There are also five elements of the plot (arthaprakṛti),[1] which the theory not very accurately parallels with the five stages of the action. The first is the germ (bīja), whence springs the action, as in the Ratnāvalī from Yaugandharāyaṇa's scheme to secure the princess for the king. The second, with change of metaphor, is the drop (bindu), which spreads out as oil on water; the course of the drama, which has seemed to be interrupted, is again set in activity; thus in the Ratnāvalī, when the festival of the god of love is over, the princess gives a decisive impulse to the motion of the drama by recognizing in him, whom she deemed the god himself, the king for whom she was destined as a bride.
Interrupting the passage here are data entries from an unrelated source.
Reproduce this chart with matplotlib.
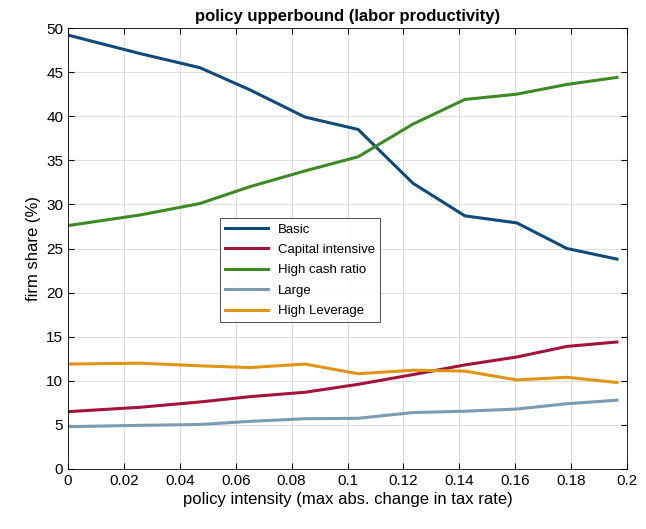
import matplotlib
matplotlib.use('Agg')
import matplotlib.pyplot as plt

plt.rcParams['font.family'] = ['Liberation Sans', 'DejaVu Sans']

x = [0, 0.0258, 0.0472, 0.065, 0.0848, 0.1038, 0.1234, 0.142, 0.1606, 0.1785, 0.1964]
basic = [49.2, 47.1, 45.5, 43.0, 39.9, 38.5, 32.4, 28.7, 27.9, 25.0, 23.8]
capital = [6.5, 7.0, 7.6, 8.2, 8.7, 9.6, 10.7, 11.8, 12.7, 13.9, 14.4]
cash = [27.6, 28.8, 30.1, 32.0, 33.8, 35.4, 39.1, 41.9, 42.5, 43.6, 44.4]
large = [4.8, 4.95, 5.05, 5.4, 5.7, 5.75, 6.4, 6.55, 6.8, 7.4, 7.8]
leverage = [11.9, 12.0, 11.7, 11.5, 11.9, 10.8, 11.2, 11.1, 10.1, 10.4, 9.8]

series = [('Basic', basic, '#0e4a7a'),
          ('Capital intensive', capital, '#a3143a'),
          ('High cash ratio', cash, '#3c8a23'),
          ('Large', large, '#7a9cb3'),
          ('High Leverage', leverage, '#e09414')]

fig = plt.figure(figsize=(6.46, 5.29), dpi=100)
ax = fig.add_axes([68/646, 1-469/529, (627-68)/646, (469-28)/529])
for name, y, c in series:
    ax.plot(x, y, color=c, lw=2.2, label=name)

ax.set_xlim(0, 0.2)
ax.set_ylim(0, 50)
ax.set_xticks([0, 0.02, 0.04, 0.06, 0.08, 0.1, 0.12, 0.14, 0.16, 0.18, 0.2])
ax.set_xticklabels(['0', '0.02', '0.04', '0.06', '0.08', '0.1', '0.12', '0.14', '0.16', '0.18', '0.2'])
ax.set_yticks(range(0, 51, 5))
ax.grid(True, color='#dcdcdc', lw=0.7)
ax.tick_params(direction='in', labelsize=11, top=True, right=True, length=4)
for s in ax.spines.values():
    s.set_linewidth(0.6)
ax.set_xlabel('policy intensity (max abs. change in tax rate)', fontsize=12, labelpad=3)
ax.set_ylabel('firm share (%)', fontsize=12)
ax.set_title('policy upperbound (labor productivity)', fontsize=12, fontweight='bold', pad=5)
leg = ax.legend(loc='upper left', bbox_to_anchor=((220-68)/559, 1-(218-28)/441),
                fontsize=9.5, frameon=True, fancybox=False, edgecolor='black',
                handlelength=3.2, borderpad=0.4, labelspacing=0.62, borderaxespad=0)
leg.get_frame().set_linewidth(0.6)
fig.savefig('out.png', dpi=100)
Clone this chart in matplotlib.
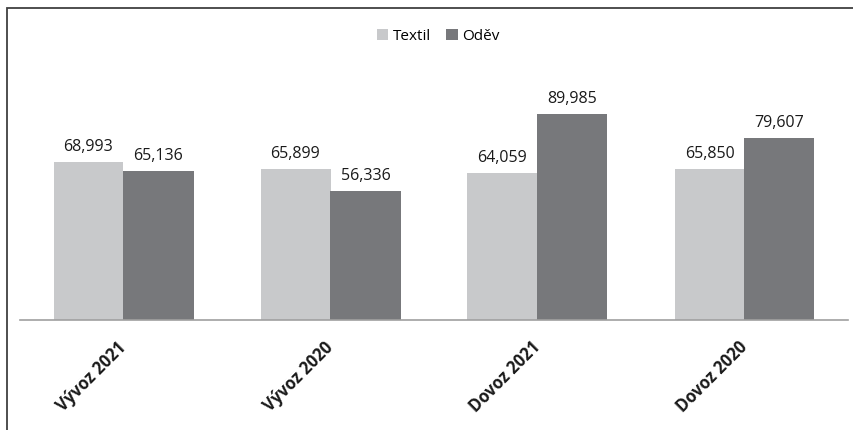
import matplotlib.pyplot as plt
import numpy as np
from matplotlib.patches import Rectangle

# data
categories = ["Vývoz 2021", "Vývoz 2020", "Dovoz 2021", "Dovoz 2020"]
textil = [68993, 65899, 64059, 65850]
odev = [65136, 56336, 89985, 79607]

plt.rcParams['font.family'] = ['Open Sans', 'DejaVu Sans']

fig = plt.figure(figsize=(8.54, 4.31), dpi=100)
W, H = 854, 431
# axes: x 20..848 px, y 42..321 px (from top)
ax = fig.add_axes([20 / W, (H - 321) / H, 828 / W, 279 / H])

x = np.arange(len(categories))
w = 70 / 207
b1 = ax.bar(x - w / 2, textil, w, color="#c8c9cb", label="Textil")
b2 = ax.bar(x + w / 2, odev, w, color="#77787b", label="Oděv")

for bars in (b1, b2):
    for r in bars:
        ax.text(r.get_x() + r.get_width() / 2, r.get_height() + 3500,
                f"{int(r.get_height()):,}", ha="center", va="bottom",
                fontsize=11.5, color="#1a1a1a")

ax.set_xlim(-0.5, 3.5)
ax.set_ylim(0, 279 / 0.00229)
ax.set_yticks([])
for s in ["top", "right", "left"]:
    ax.spines[s].set_visible(False)
ax.spines["bottom"].set_color("#a0a0a0")
ax.spines["bottom"].set_linewidth(1.2)
ax.set_xticks(x)
ax.set_xticklabels(categories, rotation=45, ha="right", va="center",
                   rotation_mode="anchor", fontsize=12, fontweight="bold",
                   color="#1a1a1a")
ax.tick_params(axis="x", length=0, pad=17)

ax.legend(loc="center", bbox_to_anchor=(438 / W, (H - 37) / H),
          bbox_transform=fig.transFigure, ncol=2, frameon=False,
          fontsize=11, handlelength=0.75, handleheight=0.75,
          handletextpad=0.3, columnspacing=1.0)

# outer frame (cropped on right and bottom)
fig.patches.append(Rectangle((7 / W, -0.2), 1.2, (H - 9) / H + 0.2,
                             transform=fig.transFigure, fill=False,
                             edgecolor="#404040", linewidth=1.3))

fig.savefig("out.png", dpi=100)
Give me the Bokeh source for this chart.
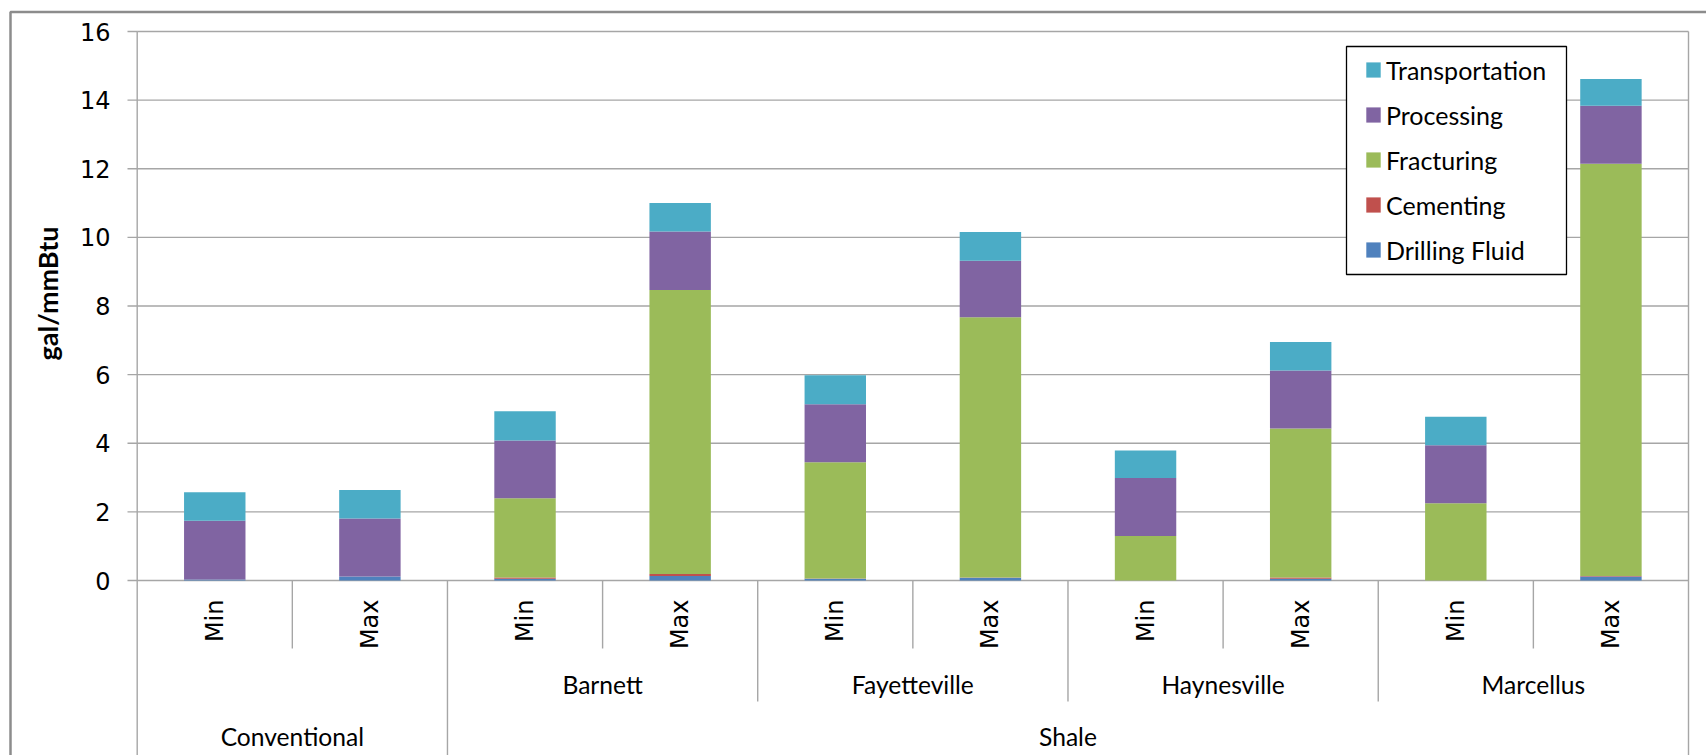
import math
from bokeh.plotting import figure
from bokeh.models import Range1d, ColumnDataSource, Legend, LegendItem
from bokeh.core.properties import value
from bokeh.embed import file_html
from bokeh.resources import INLINE

# ---- data -------------------------------------------------------------
groups = ["Conventional", "Conventional", "Shale", "Shale", "Shale",
          "Shale", "Shale", "Shale", "Shale", "Shale"]
plays = ["", "", "Barnett", "Barnett", "Fayetteville", "Fayetteville",
         "Haynesville", "Haynesville", "Marcellus", "Marcellus"]
levels = ["Min", "Max", "Min", "Max", "Min", "Max", "Min", "Max", "Min", "Max"]

drilling_fluid = [0.03, 0.12, 0.05, 0.13, 0.05, 0.08, 0.00, 0.05, 0.00, 0.12]
cementing      = [0.00, 0.00, 0.04, 0.06, 0.01, 0.01, 0.00, 0.04, 0.00, 0.01]
fracturing     = [0.00, 0.00, 2.31, 8.28, 3.39, 7.58, 1.30, 4.34, 2.25, 12.02]
processing     = [1.71, 1.69, 1.68, 1.70, 1.69, 1.65, 1.69, 1.69, 1.69, 1.69]
transportation = [0.83, 0.83, 0.85, 0.83, 0.84, 0.84, 0.80, 0.83, 0.83, 0.78]

series = ["Drilling Fluid", "Cementing", "Fracturing", "Processing", "Transportation"]
colors = ["#4F81BD", "#C0504D", "#9BBB59", "#8064A2", "#4BACC6"]

y_ticks = [0, 2, 4, 6, 8, 10, 12, 14, 16]
y_tick_labels = [str(t) for t in y_ticks]
y_title = "gal/mmBtu"

# ---- canvas geometry (pixels) -------------------------------------------
W, H = 1706, 755
X0_PX, CAT_PX = 136.7, 155.13      # left edge of plot area, width of one category
Y0_PX, UNIT_PX = 580.0, 34.31      # baseline of value axis, pixels per gal/mmBtu


def xd(px):
    return (px - X0_PX) / CAT_PX


def yd(py):
    return (Y0_PX - py) / UNIT_PX


p = figure(width=W, height=H, output_backend="svg", toolbar_location=None,
           x_axis_type=None, y_axis_type=None, min_border=0,
           x_range=Range1d(xd(0), xd(W)), y_range=Range1d(yd(H), yd(0)),
           outline_line_color=None, background_fill_color="white",
           border_fill_color="white")
p.title = None

n = len(levels)
x_centers = [i + 0.5 for i in range(n)]
ymax = y_ticks[-1]
grid_col = "#a6a6a6"

# outer chart border
p.line(x=[xd(10), xd(10), xd(W + 10)], y=[yd(H + 10), yd(11.5), yd(11.5)],
       line_color="#8c8c8c", line_width=2.5)

# horizontal gridlines and tick marks
p.segment(x0=[0] * len(y_ticks), x1=[n] * len(y_ticks), y0=y_ticks, y1=y_ticks,
          line_color=grid_col, line_width=1.4)
p.segment(x0=[xd(127)] * len(y_ticks), x1=[0] * len(y_ticks), y0=y_ticks, y1=y_ticks,
          line_color=grid_col, line_width=1.4)

# value axis line and right edge, running down through the category rows
p.segment(x0=[0, n], x1=[0, n], y0=[ymax, ymax], y1=[yd(H + 5), yd(H + 5)],
          line_color=grid_col, line_width=1.4)

# category separators: inner level, play level, group level
sep_x, sep_end = [], []
for i in range(1, n):
    if groups[i] != groups[i - 1]:
        sep_x.append(i); sep_end.append(yd(H + 5))
    elif plays[i] != plays[i - 1]:
        sep_x.append(i); sep_end.append(yd(701))
    else:
        sep_x.append(i); sep_end.append(yd(648))
p.segment(x0=sep_x, x1=sep_x, y0=[0] * len(sep_x), y1=sep_end,
          line_color=grid_col, line_width=1.4)

# stacked bars
data = {"x": x_centers}
for name, vals in zip(series, [drilling_fluid, cementing, fracturing, processing, transportation]):
    data[name] = vals
src = ColumnDataSource(data)
bars = p.vbar_stack(series, x="x", width=0.396, color=colors, line_color=None, source=src)

# value tick labels
p.text(x=[xd(110)] * len(y_ticks), y=y_ticks, text=y_tick_labels,
       text_font=value("DejaVu Sans"), text_font_size="24px", text_color="#000000",
       text_align="right", text_baseline="middle")

# inner category labels (rotated)
p.text(x=x_centers, y=[yd(599)] * n, text=levels, angle=math.pi / 2,
       text_font=value("DejaVu Sans"), text_font_size="24px", text_color="#000000",
       text_align="right", text_baseline="middle")


def spans(keys):
    out = []
    start = 0
    for i in range(1, n + 1):
        if i == n or keys[i] != keys[start]:
            out.append((keys[start], (start + i) / 2))
            start = i
    return out


play_spans = spans([g + "|" + pl for g, pl in zip(groups, plays)])
play_names = [k.split("|")[1] for k, c in play_spans if k.split("|")[1]]
play_x = [c for k, c in play_spans if k.split("|")[1]]
p.text(x=play_x, y=[yd(684)] * len(play_x), text=play_names,
       text_font=value("Lato"), text_font_size="24.6px", text_color="#000000",
       text_align="center", text_baseline="middle")

group_spans = spans(groups)
p.text(x=[c for k, c in group_spans], y=[yd(736)] * len(group_spans),
       text=[k for k, c in group_spans],
       text_font=value("Lato"), text_font_size="24.6px", text_color="#000000",
       text_align="center", text_baseline="middle")

# value axis title
p.text(x=[xd(47)], y=[yd(293)], text=[y_title], angle=math.pi / 2,
       text_font=value("Lato"), text_font_size="27px", text_font_style="bold",
       text_color="#000000", text_align="center", text_baseline="middle")

# legend frame
p.quad(left=[xd(1346)], right=[xd(1566)], top=[yd(46)], bottom=[yd(274)],
       fill_color="white", line_color="#000000", line_width=1.3)

items = [LegendItem(label=name, renderers=[r]) for name, r in zip(series, bars)][::-1]
legend = Legend(items=items, location=(1364, H - 272), padding=0, margin=0, spacing=0,
                label_height=45, glyph_height=19, glyph_width=18, label_standoff=4,
                label_text_font="Lato", label_text_font_size="25px",
                label_text_color="#000000", background_fill_alpha=0,
                border_line_color=None)
p.add_layout(legend)

open("out.html", "w").write(file_html(p, INLINE))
The other three elements are the episode, the incident, and the dénouement (kārya).

Based on these parallel sets is a third division of the junctures[2] (sandhi), which carry each of the stages of the action to its natural close. They are the opening (mukha), progression (pratimukha),

  1. N. xix. 19-21; DR. i. 16 f.; SD. 317-19. The parallelism is faulty: neither episode nor incident is necessary nor corresponds to Prāptyāçā and Niyatāpti nor Garbha and Vimarça; Dhanika, DR. i. 33, admits this in effect; there is no episode in Ratnāvalī, III. Cf. R. iii. 22.
  2. N. xix. 16, 35 ff.; DR. i. 22 ff.; SD. 330 ff. Hali (DR., p. 11 n.) suggests nibarhaṇa as correct (N. xix. 36), wrongly. Cf. R. iii. 26-74. The precise parallelism of the Sandhis and Avasthās in the Bālarāmāyaṇa is given in R. iii. 23-5.